Damit soll keineswegs gesagt sein, daß es sich bei den Zerstörungen, Plünderungen und Brandstiftungen um eine legitime Widerstandsform handelt. Zumal die Leidtragenden der sinnlosen Zerstörungswut des randalierenden Nachwuchses nicht die Leute aus der Londoner City, sondern das eigene soziale Umfeld, die Bewohner der vernachlässigten, heruntergekommenen Stadtteile sind. Und natürlich ist ein gewaltiges Maß an krimineller Energie mit im Spiel. Die Lust an der »Action«, an abenteuerlichen Straßenschlachten spielt sicher auch eine wichtige Rolle. Doch aus Jux und Tollerei ist dieser Massenaufruhr nicht entstanden. Er begann als zunächst friedlicher Protest gegen die Polizeiwillkür, der sich an einem Einzelfall – der Erschießung eines farbigen Mannes – entzündete. Daß diese Hinrichtung einen Flächenbrand auslösen konnte, läßt sich nur damit erklären, daß brutale Polizeiübergriffe in englischen Großstädten, speziell in »Problemvierteln«, das heißt Gegenden mit einem hohen Arbeitslosen- und Migrantenanteil, auf der Tagesordnung stehen.
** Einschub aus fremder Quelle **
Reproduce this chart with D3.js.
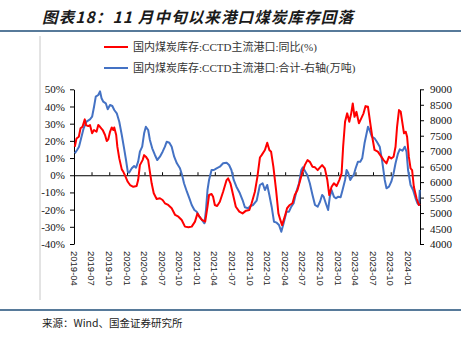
<!DOCTYPE html>
<html>
<head>
<meta charset="utf-8">
<title>港口煤炭库存</title>
<style>
    body { margin: 0; padding: 0; background: #fff; }
    svg { display: block; }
</style>
</head>
<body>
<div id="chart"></div>
<script src="https://d3js.org/d3.v7.min.js"></script>
<script>
// 国内煤炭库存:CCTD主流港口:同比(%)
const yoyData = [
    ["2019-04-05",16.6],["2019-04-14",21.4],["2019-04-26",22.4],["2019-05-05",27.3],["2019-05-15",28.2],
    ["2019-05-27",32.5],["2019-06-02",29.2],["2019-06-14",28.6],["2019-06-23",29.2],["2019-07-04",24.4],
    ["2019-07-14",26.3],["2019-07-27",25.3],["2019-08-05",29.2],["2019-08-14",28.2],["2019-08-28",26.3],
    ["2019-09-09",23.4],["2019-09-18",19.9],["2019-09-26",20.9],["2019-10-05",25.3],["2019-10-14",27.8],
    ["2019-10-22",26.3],["2019-10-27",27.8],["2019-11-06",23.4],["2019-11-12",16.6],["2019-11-22",9.8],
    ["2019-12-05",3.4],["2019-12-13",2.0],["2019-12-25",-0.9],["2020-01-05",-3.8],["2020-01-17",-5.7],
    ["2020-02-03",-6.7],["2020-02-20",-6.3],["2020-02-28",-2.8],["2020-03-08",5.9],["2020-03-22",8.8],
    ["2020-03-30",11.7],["2020-04-08",10.8],["2020-04-20",8.8],["2020-04-29",2.0],["2020-05-08",-4.7],
    ["2020-05-19",-10.5],["2020-06-03",-13.8],["2020-06-20",-13.4],["2020-07-04",-14.4],["2020-07-16",-16.3],
    ["2020-08-02",-17.3],["2020-08-20",-19.2],["2020-09-07",-23.1],["2020-09-24",-24.1],["2020-10-11",-26.0],
    ["2020-10-28",-29.9],["2020-11-15",-30.3],["2020-12-02",-29.9],["2020-12-19",-27.0],["2021-01-01",-22.2],
    ["2021-01-11",-24.1],["2021-01-24",-26.0],["2021-02-10",-27.0],["2021-02-22",-18.3],["2021-03-02",-11.5],
    ["2021-03-15",-10.9],["2021-03-23",-12.5],["2021-04-01",-17.3],["2021-04-13",-17.9],["2021-04-27",-15.4],
    ["2021-05-14",-9.6],["2021-06-01",-2.8],["2021-06-09",-1.8],["2021-06-21",-4.7],["2021-07-05",-11.5],
    ["2021-07-19",-18.3],["2021-08-06",-21.2],["2021-08-23",-22.2],["2021-09-10",-20.6],["2021-09-27",-20.2],
    ["2021-10-09",-16.3],["2021-10-26",-9.6],["2021-11-08",-0.9],["2021-11-21",10.3],["2021-11-30",11.7],
    ["2021-12-17",14.7],["2021-12-29",18.9],["2022-01-09",14.7],["2022-01-18",13.7],["2022-01-30",4.9],
    ["2022-02-13",-8.6],["2022-02-25",-22.2],["2022-03-07",-26.0],["2022-03-16",-29.0],["2022-03-30",-24.1],
    ["2022-04-11",-19.2],["2022-04-25",-17.3],["2022-05-09",-16.3],["2022-05-21",-11.5],["2022-06-04",-8.6],
    ["2022-06-16",-3.8],["2022-06-30",2.0],["2022-07-12",5.9],["2022-07-26",8.8],["2022-08-07",7.8],
    ["2022-08-21",4.9],["2022-09-03",4.6],["2022-09-17",3.0],["2022-09-29",4.6],["2022-10-10",5.9],
    ["2022-10-24",4.0],["2022-11-06",-2.8],["2022-11-16",-11.5],["2022-11-28",-6.7],["2022-12-10",-4.7],
    ["2022-12-24",-6.3],["2023-01-07",-2.8],["2023-01-19",1.1],["2023-01-27",16.6],["2023-02-06",31.1],
    ["2023-02-17",36.0],["2023-02-28",31.1],["2023-03-10",36.0],["2023-03-18",41.8],["2023-03-27",34.0],
    ["2023-04-06",36.9],["2023-04-19",30.2],["2023-05-01",33.1],["2023-05-13",36.0],["2023-05-23",40.2],
    ["2023-06-05",39.8],["2023-06-17",30.2],["2023-06-27",22.4],["2023-07-09",14.7],["2023-07-26",13.7],
    ["2023-08-13",10.8],["2023-08-25",8.8],["2023-09-09",6.9],["2023-09-22",10.8],["2023-10-04",9.8],
    ["2023-10-16",10.8],["2023-10-26",16.6],["2023-11-03",28.2],["2023-11-13",37.9],["2023-11-22",36.9],
    ["2023-12-01",30.2],["2023-12-09",24.4],["2023-12-18",25.3],["2023-12-25",22.4],["2024-01-03",10.8],
    ["2024-01-12",4.0],["2024-01-20",3.0],["2024-01-29",-6.7],["2024-02-12",-13.4],["2024-02-24",-17.3],
    ["2024-02-29",-16.5]
];

// 国内煤炭库存:CCTD主流港口:合计-右轴(万吨)
const stockData = [
    ["2019-04-05",6931],["2019-04-17",7038],["2019-04-27",7145],["2019-05-10",7468],["2019-05-21",7740],
    ["2019-06-05",7953],["2019-06-23",8030],["2019-07-04",8114],["2019-07-14",8438],["2019-07-23",8761],
    ["2019-08-05",8816],["2019-08-14",8935],["2019-08-22",8709],["2019-08-31",8600],["2019-09-13",8548],
    ["2019-09-23",8354],["2019-10-05",8493],["2019-10-17",8460],["2019-10-27",8331],["2019-11-09",8224],
    ["2019-11-22",7953],["2019-12-05",7523],["2019-12-17",7093],["2019-12-27",6715],["2020-01-05",6337],
    ["2020-01-12",6305],["2020-01-26",6447],["2020-02-07",6521],["2020-02-17",6466],["2020-02-28",6660],
    ["2020-03-08",6983],["2020-03-20",7145],["2020-03-30",7578],["2020-04-08",7791],["2020-04-20",7685],
    ["2020-04-29",7361],["2020-05-11",7093],["2020-05-25",6877],["2020-06-06",6715],["2020-06-20",6822],
    ["2020-07-04",6983],["2020-07-16",7145],["2020-07-25",7306],["2020-08-08",7274],["2020-08-20",7145],
    ["2020-09-02",6822],["2020-09-16",6608],["2020-10-02",6447],["2020-10-13",6230],["2020-10-23",5962],
    ["2020-11-07",5690],["2020-11-20",5477],["2020-12-02",5261],["2020-12-16",5099],["2020-12-28",5044],
    ["2021-01-11",4882],["2021-01-24",4776],["2021-02-06",4669],["2021-02-14",5099],["2021-02-22",5745],
    ["2021-03-02",6069],["2021-03-15",6392],["2021-03-27",6392],["2021-04-10",6447],["2021-04-27",6499],
    ["2021-05-14",6608],["2021-06-01",6628],["2021-06-14",6553],["2021-06-26",6392],["2021-07-08",6069],
    ["2021-07-22",5852],["2021-08-09",5639],["2021-08-23",5422],["2021-09-04",5186],["2021-09-21",5154],
    ["2021-10-03",5229],["2021-10-17",5261],["2021-11-04",5400],["2021-11-21",5907],["2021-12-05",5962],
    ["2021-12-17",5745],["2021-12-29",5907],["2022-01-09",5584],["2022-01-21",5206],["2022-02-02",4721],
    ["2022-02-16",4689],["2022-02-28",4614],["2022-03-12",4398],["2022-03-24",4669],["2022-04-08",5044],
    ["2022-04-21",5044],["2022-05-03",5206],["2022-05-15",5316],["2022-05-29",5690],["2022-06-12",5962],
    ["2022-06-24",6392],["2022-07-02",6479],["2022-07-15",6337],["2022-07-25",6230],["2022-08-07",5962],
    ["2022-08-21",5584],["2022-09-03",5261],["2022-09-17",5206],["2022-09-29",5367],["2022-10-10",5584],
    ["2022-10-18",5529],["2022-10-29",5316],["2022-11-10",5099],["2022-11-19",5529],["2022-11-28",5745],
    ["2022-12-10",5529],["2022-12-20",5477],["2023-01-02",5529],["2023-01-14",5510],["2023-01-24",5745],
    ["2023-02-06",6069],["2023-02-14",6392],["2023-02-23",6285],["2023-03-05",6069],["2023-03-15",6175],
    ["2023-03-23",6230],["2023-04-02",6447],["2023-04-14",6660],["2023-04-26",6660],["2023-05-06",6770],
    ["2023-05-18",7255],["2023-05-27",7523],["2023-06-05",7791],["2023-06-13",7685],["2023-06-25",7468],
    ["2023-07-09",7416],["2023-07-21",7306],["2023-08-05",7145],["2023-08-18",6660],["2023-08-31",6069],
    ["2023-09-09",5800],["2023-09-22",5852],["2023-10-04",6014],["2023-10-16",6285],["2023-10-26",6608],
    ["2023-11-08",6931],["2023-11-17",7061],["2023-12-01",7016],["2023-12-13",7145],["2023-12-22",6983],
    ["2023-12-30",6392],["2024-01-12",5907],["2024-01-25",5745],["2024-02-07",5477],["2024-02-17",5316],
    ["2024-02-25",5261],["2024-02-29",5750]
];

const leftTicks = [-40, -30, -20, -10, 0, 10, 20, 30, 40, 50];
const rightTicks = [4000, 4500, 5000, 5500, 6000, 6500, 7000, 7500, 8000, 8500, 9000];
const legendLabels = ["国内煤炭库存:CCTD主流港口:同比(%)", "国内煤炭库存:CCTD主流港口:合计-右轴(万吨)"];
const titleText = "图表18：11 月中旬以来港口煤炭库存回落";
const sourceText = "来源：Wind、国金证券研究所";

const W = 471, H = 337;
const plot = { left: 74, right: 420, top: 89.3, bottom: 244 };
const colors = { red: "#ff0000", blue: "#4472c4", rule: "#1f4e79" };
const parse = d3.timeParse("%Y-%m-%d");

const svg = d3.select("#chart").append("svg")
    .attr("width", W)
    .attr("height", H);

// title and rules
svg.append("text")
    .attr("x", 42).attr("y", 23)
    .attr("font-family", "'Noto Sans CJK SC', sans-serif")
    .attr("font-size", 15.5)
    .attr("font-weight", "bold")
    .attr("font-style", "italic")
    .attr("fill", "#1a1a1a")
    .attr("textLength", 311)
    .attr("lengthAdjust", "spacing")
    .text(titleText);

svg.append("line").attr("x1", 0).attr("x2", 461).attr("y1", 31).attr("y2", 31)
    .attr("stroke", colors.rule).attr("stroke-width", 1.5);
svg.append("line").attr("x1", 0).attr("x2", 461).attr("y1", 310).attr("y2", 310)
    .attr("stroke", colors.rule).attr("stroke-width", 1.5);
svg.append("line").attr("x1", 40).attr("x2", 40).attr("y1", 36).attr("y2", 300)
    .attr("stroke", "#c8c8c8").attr("stroke-width", 1);

svg.append("text")
    .attr("x", 42).attr("y", 327)
    .attr("font-family", "'Noto Sans CJK SC', sans-serif")
    .attr("font-size", 10.5)
    .attr("fill", "#222")
    .text(sourceText);

// scales
const x = d3.scaleTime()
    .domain([parse("2019-04-01"), parse("2024-03-01")])
    .range([plot.left, plot.right]);
const yL = d3.scaleLinear().domain([-40, 50]).range([plot.bottom, plot.top]);
const yR = d3.scaleLinear().domain([4000, 9000]).range([plot.bottom, plot.top]);

// axes
const serif = "'Liberation Serif', 'Times New Roman', serif";

const gL = svg.append("g")
    .attr("transform", `translate(${plot.left},0)`)
    .call(d3.axisLeft(yL).tickValues(leftTicks).tickSize(4).tickSizeOuter(0).tickPadding(5)
        .tickFormat(d => d + "%"));
const gR = svg.append("g")
    .attr("transform", `translate(${plot.right},0)`)
    .call(d3.axisRight(yR).tickValues(rightTicks).tickSize(4).tickSizeOuter(0).tickPadding(6)
        .tickFormat(d3.format("d")));

[gL, gR].forEach(g => {
    g.selectAll("text").attr("font-family", serif).attr("font-size", 11).attr("fill", "#111");
    g.selectAll("line, path").attr("stroke", "#000");
});

const quarters = x.ticks(d3.timeMonth.every(3));

const gZero = svg.append("g")
    .attr("transform", `translate(0,${yL(0)})`)
    .call(d3.axisTop(x).tickValues(quarters).tickSize(3).tickSizeOuter(0).tickFormat(""));
gZero.selectAll("line, path").attr("stroke", "#000");

const fmt = d3.timeFormat("%Y-%m");
svg.append("g").selectAll("text")
    .data(quarters)
    .join("text")
    .attr("transform", d => `translate(${x(d)},${plot.bottom + 7}) rotate(90)`)
    .attr("dy", "0.35em")
    .attr("font-family", "'Liberation Sans', Arial, sans-serif")
    .attr("font-size", 9.5)
    .attr("fill", "#222")
    .text(d => fmt(d));

// lines
const lineL = d3.line().x(d => x(parse(d[0]))).y(d => yL(d[1]));
const lineR = d3.line().x(d => x(parse(d[0]))).y(d => yR(d[1]));

svg.append("path").datum(stockData)
    .attr("d", lineR)
    .attr("fill", "none")
    .attr("stroke", colors.blue)
    .attr("stroke-width", 2)
    .attr("stroke-linejoin", "round");

svg.append("path").datum(yoyData)
    .attr("d", lineL)
    .attr("fill", "none")
    .attr("stroke", colors.red)
    .attr("stroke-width", 2)
    .attr("stroke-linejoin", "round");

// legend
const legend = svg.append("g");
[colors.red, colors.blue].forEach((c, i) => {
    const yy = 47 + i * 21;
    legend.append("line")
        .attr("x1", 104).attr("x2", 128).attr("y1", yy).attr("y2", yy)
        .attr("stroke", c).attr("stroke-width", 2);
    legend.append("text")
        .attr("x", 133).attr("y", yy)
        .attr("dy", "0.35em")
        .attr("font-family", serif + ", 'Noto Sans CJK SC'")
        .attr("font-size", 11)
        .attr("fill", "#333")
        .text(legendLabels[i]);
});
</script>
</body>
</html>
Haß auf eine oft rassistisch agierende »Ordnungsmacht« und das allgemeine Empfinden sozialer Ungerechtigkeit bilden den Hintergrund für den Ausbruch massiver Gewalt in den Elendszonen der Metropolen.

Es ist ein Aufstand der Empörten, der London, Liverpool, Manchester, Bristol und andere urbane Zentren erfaßt hat. Aber kein solcher wie in Madrid oder Athen. Oder in Kairo. Oder neuerdings in Israel. Es ist ein sprachloser Aufruhr – ohne politische Losungen, Transparente und Flyer. Doch die brennenden Viertel von London sind wie alle anderen sozialen Unruheherde dieser Welt Ausdruck der tiefen Krise des kapitalistischen Systems. Es ist eine allgemeine Krise: Beginnend mit der amerikanischen Schuldenkrise über die Euro-Krise bis zu der dem Krisenmanagement geschuldeten Verschärfung des sozialen Antagonismus. Aber es ist keine revolutionäre Krise. Dazu fehlt die sozialistische Perspektive. Mit der kapitalistische Krise einher geht die Krise der revolutionären Alternative. Aber es muß ja auch nicht gleich eine revolutionäre sein. Erforderlich ist ein Bruch mit der neoliberalen Entwicklungslogik, eine Beendigung der desaströsen Poltik der Umverteilung nach oben und die Aushungerung der Kriegsfurie.

Die Londoner konservativ-liberale Regierungskoalition wird den Jugendaufruhr unter dem Beifall der vielzitierten Zivilgesellschaft und der Mithilfe von Bürger-Selbstschutzkomitees mit großer Härte zu unterdrücken wissen, die Ursachen des Konfliktes damit aber nicht aus der Welt schaffen.